Georges-Auguste Couthon (1755-guillotined 28th July 1794). Lawyer, confined to a wheelchair. Elected to the Convention and to the Committee of Public Safety. Closely associated with Robespierre and Saint-Just, he was responsible for drawing up a particularly hated law which significantly speeded up the actions of the Revolutionary Tribunal. Executed as Robespierrist.

Robespierre had a reputation for physical cowardice.

Marie-Jean Hérault de Séchelles (1760-guillotined 5th April 1794). An aristocrat and brilliant young deputy prosecutor in the Paris parliament who welcomed the Revolution. Presided over the drawing up of the 1793 Constitution; member of the Committee of Public Safety. His moderate opinions became increasingly marked, and following the disclosure of links with an alleged foreign plot he was arrested and executed with the Dantonists.

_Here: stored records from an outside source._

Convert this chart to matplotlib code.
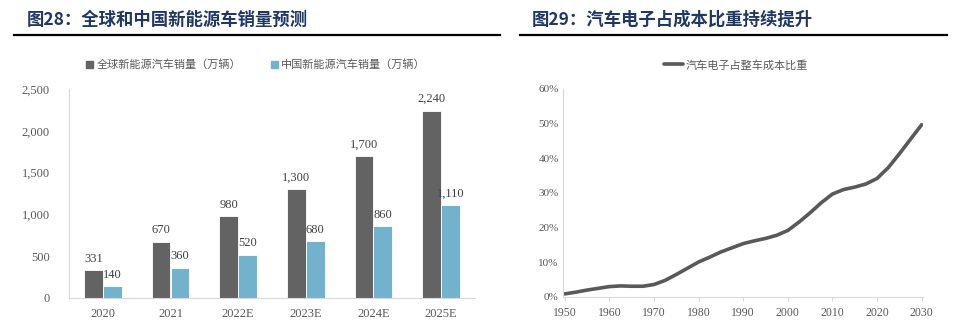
import matplotlib
matplotlib.use("Agg")
import matplotlib.pyplot as plt
from matplotlib.patches import Patch
from matplotlib.lines import Line2D
from matplotlib.ticker import FuncFormatter

CJK = ["Noto Sans CJK SC", "DejaVu Sans"]
SERIF = ["Liberation Serif", "DejaVu Serif"]

# left chart data
years = ["2020", "2021", "2022E", "2023E", "2024E", "2025E"]
global_sales = [331, 670, 980, 1300, 1700, 2240]
china_sales = [140, 360, 520, 680, 860, 1110]

# right chart data (every 2.5 years)
line_years = [1950, 1952.5, 1955, 1957.5, 1960, 1962.5, 1965, 1967.5, 1970,
              1972.5, 1975, 1977.5, 1980, 1982.5, 1985, 1987.5, 1990,
              1992.5, 1995, 1997.5, 2000, 2002.5, 2005, 2007.5, 2010,
              2012.5, 2015, 2017.5, 2020, 2022.5, 2025, 2027.5, 2030]
ecu_share = [0.9, 1.4, 2.0, 2.5, 3.0, 3.2, 3.1, 3.1, 3.6,
             4.8, 6.5, 8.3, 10.1, 11.5, 13.0, 14.2, 15.4,
             16.2, 16.9, 17.8, 19.2, 21.6, 24.3, 27.2, 29.7,
             31.0, 31.7, 32.6, 34.2, 37.3, 41.3, 45.5, 49.7]

title_color = "#1F3864"
tick_color = "#595959"
spine_color = "#D9D9D9"
dark = "#636363"
blue = "#72B2CC"

fig = plt.figure(figsize=(9.57, 3.33), dpi=100)

# titles + underline
fig.text(27 / 957, 1 - 19.5 / 333, "图28：全球和中国新能源车销量预测", family=CJK,
         fontsize=12.5, fontweight="bold", color=title_color, va="center")
fig.text(532 / 957, 1 - 19.5 / 333, "图29：汽车电子占成本比重持续提升", family=CJK,
         fontsize=12.5, fontweight="bold", color=title_color, va="center")
fig.add_artist(Line2D([14 / 957, 500 / 957], [0.895, 0.895], color="black", lw=1.6))
fig.add_artist(Line2D([520 / 957, 947 / 957], [0.895, 0.895], color="black", lw=1.6))

# ---- left: bar chart
ax = fig.add_axes([69 / 957, 35 / 333, 406 / 957, 209 / 333])
w = 0.28
x = list(range(len(years)))
b1 = ax.bar([i - w / 2 for i in x], global_sales, w, color=dark, edgecolor="white", lw=0.6)
b2 = ax.bar([i + w / 2 for i in x], china_sales, w, color=blue, edgecolor="white", lw=0.6)
for bars, vals in ((b1, global_sales), (b2, china_sales)):
    for r, v in zip(bars, vals):
        ax.annotate(f"{v:,}", (r.get_x() + r.get_width() / 2, v), xytext=(0, 4),
                    textcoords="offset points", ha="center", va="bottom",
                    family=SERIF, fontsize=9, color="#404040")
ax.set_xlim(-0.5, 5.5)
ax.set_ylim(0, 2500)
ax.set_yticks(range(0, 2501, 500))
ax.yaxis.set_major_formatter(FuncFormatter(lambda v, p: f"{int(v):,}"))
ax.set_xticks(x)
ax.set_xticklabels(years)
for s in ("top", "right"):
    ax.spines[s].set_visible(False)
for s in ("left", "bottom"):
    ax.spines[s].set_color(spine_color)
ax.tick_params(length=0, colors=tick_color, labelsize=9, pad=7)
ax.tick_params(axis="y", pad=14)
for t in ax.get_xticklabels() + ax.get_yticklabels():
    t.set_family(SERIF)

ax.legend([Patch(color=dark), Patch(color=blue)],
          ["全球新能源汽车销量（万辆）", "中国新能源汽车销量（万辆）"],
          loc="center", bbox_to_anchor=(256 / 957, 1 - 65 / 333),
          bbox_transform=fig.transFigure, ncol=2, frameon=False,
          prop={"family": CJK, "size": 8}, labelcolor=tick_color,
          handlelength=0.6, handleheight=0.6, handletextpad=0.3, columnspacing=2.7)

# ---- right: line chart
ax2 = fig.add_axes([563 / 957, 36 / 333, 360 / 957, 208 / 333])
ax2.plot(line_years, ecu_share, color="#595959", lw=2.6, solid_capstyle="round",
         solid_joinstyle="round", label="汽车电子占整车成本比重")
ax2.set_xlim(1949.6, 2030.3)
ax2.set_ylim(0, 60)
ax2.set_xticks(range(1950, 2031, 10))
ax2.set_yticks(range(0, 61, 10))
ax2.yaxis.set_major_formatter(FuncFormatter(lambda v, p: f"{int(v)}%"))
for s in ("top", "right"):
    ax2.spines[s].set_visible(False)
for s in ("left", "bottom"):
    ax2.spines[s].set_color(spine_color)
ax2.tick_params(axis="y", length=0, colors=tick_color, labelsize=8, pad=3)
ax2.tick_params(axis="x", length=3, color=spine_color, labelcolor=tick_color, labelsize=8.5, pad=4)
for t in ax2.get_xticklabels() + ax2.get_yticklabels():
    t.set_family(SERIF)
ax2.legend(loc="center", bbox_to_anchor=(736 / 957, 1 - 65 / 333),
           bbox_transform=fig.transFigure, frameon=False,
           prop={"family": CJK, "size": 8}, labelcolor=tick_color,
           handlelength=1.7, handletextpad=0.2)

fig.savefig("out.png", dpi=100)
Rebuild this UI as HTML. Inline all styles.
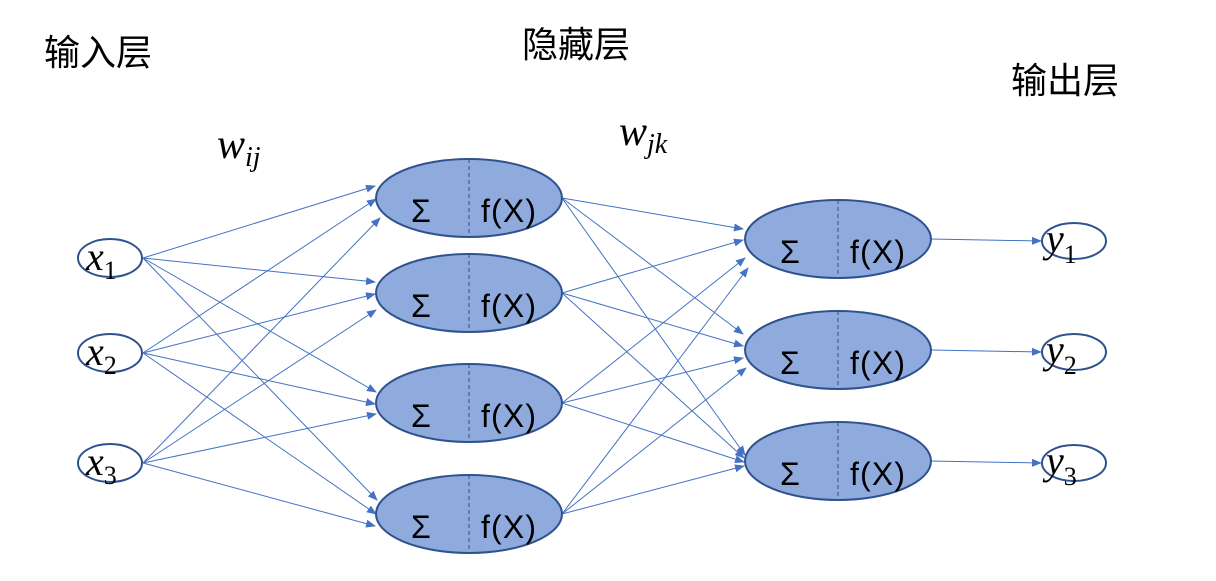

Jacques-Louis David (1748-1825). French neo-classical painter who by 1789 already enjoyed a significant reputation. Threw himself enthusiastically into the Revolution, joining the Jacobin Club. Directed the great Revolutionary and republican festivals in Paris. Elected to the National Convention, he was instrumental in the abolition of much of the artistic and academic establishment of the ancien regime. Member of the Committee of Public Safety. Identified as a Robespierrist. Endured several spells in prison, but in 1797 began a long association with Bonaparte.

Marie-Anne-Charlotte Corday d'Armont (1768-guillotined 17th July 1793). Educated woman from Caen who was associated with the Girondins and assassinated Marat in his bath (13th July 1793). Tried by the Revolutionary Tribunal on 17th July and executed on the same day.